His latest attempt to keep people from the polls is a rule that would add even more teeth to the harsh proof of citizenship provisions he implemented in Kansas before last year’s election.
Voter suppression is part of a larger strategy within the anti-immigrant movement to marginalize people of color. Kobach’s relentlessness of making patently false accusations about ineligible immigrants attempting to vote is designed to create a false narrative around immigrants, immigration reform, and a supposed threat to American democracy. The aggressive laws that Kobach has championed in Kansas, and in other states like Arizona, disproportionately target people of color and low-income communities. This is no accident, but part of an effort to disenfranchise voters and change policy to reflect a racist ideology.
Under current policies, such registrations are placed on a suspended voters list – creating a disenfranchised tier of voters who can only cast ballots in federal elections.
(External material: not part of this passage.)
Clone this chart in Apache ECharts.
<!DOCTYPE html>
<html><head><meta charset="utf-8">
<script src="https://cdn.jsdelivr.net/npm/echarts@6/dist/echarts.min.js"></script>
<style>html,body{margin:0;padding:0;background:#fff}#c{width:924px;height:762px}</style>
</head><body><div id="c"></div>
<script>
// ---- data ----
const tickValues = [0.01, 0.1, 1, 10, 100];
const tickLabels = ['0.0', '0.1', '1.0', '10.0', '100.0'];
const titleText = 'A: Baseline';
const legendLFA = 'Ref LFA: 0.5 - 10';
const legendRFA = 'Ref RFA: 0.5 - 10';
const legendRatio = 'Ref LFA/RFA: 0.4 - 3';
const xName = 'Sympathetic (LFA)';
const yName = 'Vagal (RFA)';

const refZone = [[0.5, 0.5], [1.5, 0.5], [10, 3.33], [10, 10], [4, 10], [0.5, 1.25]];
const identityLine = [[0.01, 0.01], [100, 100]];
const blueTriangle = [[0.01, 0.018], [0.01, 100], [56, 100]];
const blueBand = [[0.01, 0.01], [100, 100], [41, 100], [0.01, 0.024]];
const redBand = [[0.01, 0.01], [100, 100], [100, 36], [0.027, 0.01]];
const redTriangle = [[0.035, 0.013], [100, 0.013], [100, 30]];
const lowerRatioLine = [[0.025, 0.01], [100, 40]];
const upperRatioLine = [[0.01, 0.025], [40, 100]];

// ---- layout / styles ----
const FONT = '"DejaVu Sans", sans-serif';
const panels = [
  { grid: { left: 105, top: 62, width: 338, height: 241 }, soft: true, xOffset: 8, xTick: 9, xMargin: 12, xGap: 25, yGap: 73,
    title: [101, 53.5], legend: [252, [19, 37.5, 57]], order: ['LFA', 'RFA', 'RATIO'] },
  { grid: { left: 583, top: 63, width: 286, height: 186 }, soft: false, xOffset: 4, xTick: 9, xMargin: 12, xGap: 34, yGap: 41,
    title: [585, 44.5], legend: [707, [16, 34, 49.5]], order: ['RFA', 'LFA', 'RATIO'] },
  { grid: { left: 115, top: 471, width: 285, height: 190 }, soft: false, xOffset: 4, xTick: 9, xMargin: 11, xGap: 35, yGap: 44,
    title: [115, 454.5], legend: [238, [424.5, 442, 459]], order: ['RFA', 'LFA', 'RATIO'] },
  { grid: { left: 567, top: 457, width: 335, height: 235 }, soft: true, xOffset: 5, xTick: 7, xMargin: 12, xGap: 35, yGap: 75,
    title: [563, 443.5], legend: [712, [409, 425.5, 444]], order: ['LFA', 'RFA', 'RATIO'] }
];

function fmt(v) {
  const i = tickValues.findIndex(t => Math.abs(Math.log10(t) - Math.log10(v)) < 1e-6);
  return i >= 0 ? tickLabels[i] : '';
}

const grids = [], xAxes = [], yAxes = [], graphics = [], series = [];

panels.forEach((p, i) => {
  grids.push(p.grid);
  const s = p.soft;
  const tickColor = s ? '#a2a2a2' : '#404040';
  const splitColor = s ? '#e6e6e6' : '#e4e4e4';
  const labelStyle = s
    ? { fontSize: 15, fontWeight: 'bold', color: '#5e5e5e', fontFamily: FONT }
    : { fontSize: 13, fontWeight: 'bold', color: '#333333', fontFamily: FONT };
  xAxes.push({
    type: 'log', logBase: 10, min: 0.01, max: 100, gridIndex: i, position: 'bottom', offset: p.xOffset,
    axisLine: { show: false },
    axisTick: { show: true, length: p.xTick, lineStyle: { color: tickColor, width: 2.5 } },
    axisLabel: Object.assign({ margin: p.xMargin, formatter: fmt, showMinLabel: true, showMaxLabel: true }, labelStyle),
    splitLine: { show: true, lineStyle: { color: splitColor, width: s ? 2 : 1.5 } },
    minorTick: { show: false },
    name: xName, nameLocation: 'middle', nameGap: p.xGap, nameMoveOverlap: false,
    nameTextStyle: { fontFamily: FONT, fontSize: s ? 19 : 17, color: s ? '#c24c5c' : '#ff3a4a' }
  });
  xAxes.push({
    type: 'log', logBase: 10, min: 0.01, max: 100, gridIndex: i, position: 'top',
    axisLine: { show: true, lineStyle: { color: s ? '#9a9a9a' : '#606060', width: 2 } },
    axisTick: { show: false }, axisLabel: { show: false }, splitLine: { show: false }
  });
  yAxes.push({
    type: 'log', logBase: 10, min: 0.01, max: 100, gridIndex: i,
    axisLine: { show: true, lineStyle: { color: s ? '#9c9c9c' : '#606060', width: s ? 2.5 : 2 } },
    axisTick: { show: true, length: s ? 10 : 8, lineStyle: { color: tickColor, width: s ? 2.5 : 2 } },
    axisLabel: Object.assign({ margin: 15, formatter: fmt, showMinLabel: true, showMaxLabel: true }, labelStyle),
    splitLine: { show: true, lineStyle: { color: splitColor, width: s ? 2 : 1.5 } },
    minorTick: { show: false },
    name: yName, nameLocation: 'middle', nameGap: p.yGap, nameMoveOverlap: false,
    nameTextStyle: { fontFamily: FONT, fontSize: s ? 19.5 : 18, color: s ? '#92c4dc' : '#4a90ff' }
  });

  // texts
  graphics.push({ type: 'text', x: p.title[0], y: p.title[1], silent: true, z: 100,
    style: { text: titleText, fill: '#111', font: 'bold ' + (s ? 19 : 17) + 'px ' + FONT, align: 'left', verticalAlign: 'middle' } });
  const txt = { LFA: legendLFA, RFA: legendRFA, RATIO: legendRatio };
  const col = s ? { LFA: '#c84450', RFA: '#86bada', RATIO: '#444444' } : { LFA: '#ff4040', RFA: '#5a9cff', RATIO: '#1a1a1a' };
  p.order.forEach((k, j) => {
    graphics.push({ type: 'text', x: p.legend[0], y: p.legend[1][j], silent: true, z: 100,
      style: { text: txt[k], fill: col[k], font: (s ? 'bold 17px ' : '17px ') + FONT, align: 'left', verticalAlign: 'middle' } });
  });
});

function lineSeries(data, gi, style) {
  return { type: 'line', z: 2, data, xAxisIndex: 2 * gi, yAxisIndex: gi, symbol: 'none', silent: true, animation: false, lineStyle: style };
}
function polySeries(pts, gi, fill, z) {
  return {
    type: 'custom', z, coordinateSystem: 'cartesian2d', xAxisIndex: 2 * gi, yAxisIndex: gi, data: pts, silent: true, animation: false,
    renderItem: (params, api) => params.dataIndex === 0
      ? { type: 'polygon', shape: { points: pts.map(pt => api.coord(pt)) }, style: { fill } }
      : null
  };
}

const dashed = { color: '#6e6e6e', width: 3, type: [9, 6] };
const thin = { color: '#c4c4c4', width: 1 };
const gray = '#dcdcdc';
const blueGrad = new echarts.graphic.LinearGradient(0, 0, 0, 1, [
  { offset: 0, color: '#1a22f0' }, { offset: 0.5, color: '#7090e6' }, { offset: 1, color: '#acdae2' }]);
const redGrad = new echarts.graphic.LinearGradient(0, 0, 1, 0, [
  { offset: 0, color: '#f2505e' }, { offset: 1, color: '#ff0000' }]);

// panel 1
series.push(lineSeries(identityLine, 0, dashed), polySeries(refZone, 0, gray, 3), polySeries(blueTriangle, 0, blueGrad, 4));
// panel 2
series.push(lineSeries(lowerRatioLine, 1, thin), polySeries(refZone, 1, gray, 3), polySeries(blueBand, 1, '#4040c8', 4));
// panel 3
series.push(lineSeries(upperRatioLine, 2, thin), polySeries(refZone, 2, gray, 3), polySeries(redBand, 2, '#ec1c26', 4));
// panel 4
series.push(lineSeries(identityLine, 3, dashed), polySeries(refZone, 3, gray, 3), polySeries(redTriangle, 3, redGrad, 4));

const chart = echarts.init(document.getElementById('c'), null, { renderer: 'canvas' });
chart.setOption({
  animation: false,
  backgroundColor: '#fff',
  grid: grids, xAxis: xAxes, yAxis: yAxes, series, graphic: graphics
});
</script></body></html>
That list grew to more than 20,000 voters ahead of last November’s election.
Ahead of last November’s election, 20,000 voters were disenfranchised from participating in state or local elections, and only allowed to vote in the federal election.
Should it be approved, the new rule is expected to significantly decrease Kansas’ number of suspended voters by removing people from this list entirely. There will be a public hearing in Topeka to discuss the proposal on September 2. It will then be considered for approval by Kansas’ Rules and Regulations Board.
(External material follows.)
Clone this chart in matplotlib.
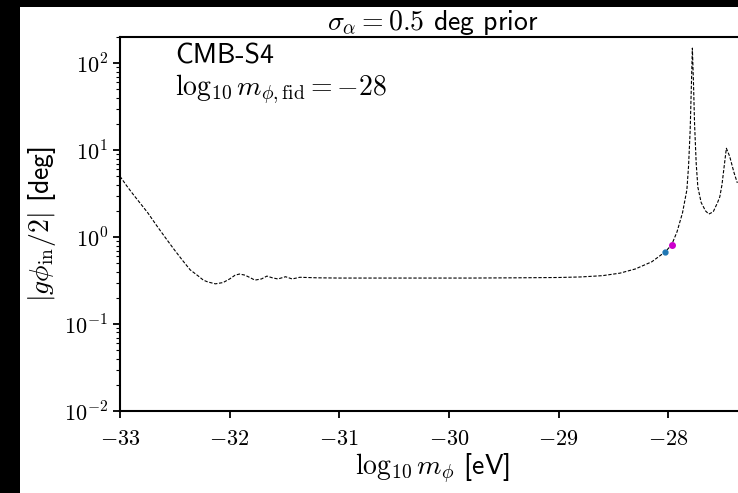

In June, the U.S. Supreme Court declined to hear Kobach v. United States Election Assistance Commission. While that decision was welcome for not forcing changes to federal voter registration forms, it also propped up the two-tier system Kobach created to limit thousands of voters’ democratic participation.
Now, through this new rule, Kobach is seeking to effectively eliminate that participation entirely by purging them from voter rolls every 90 days.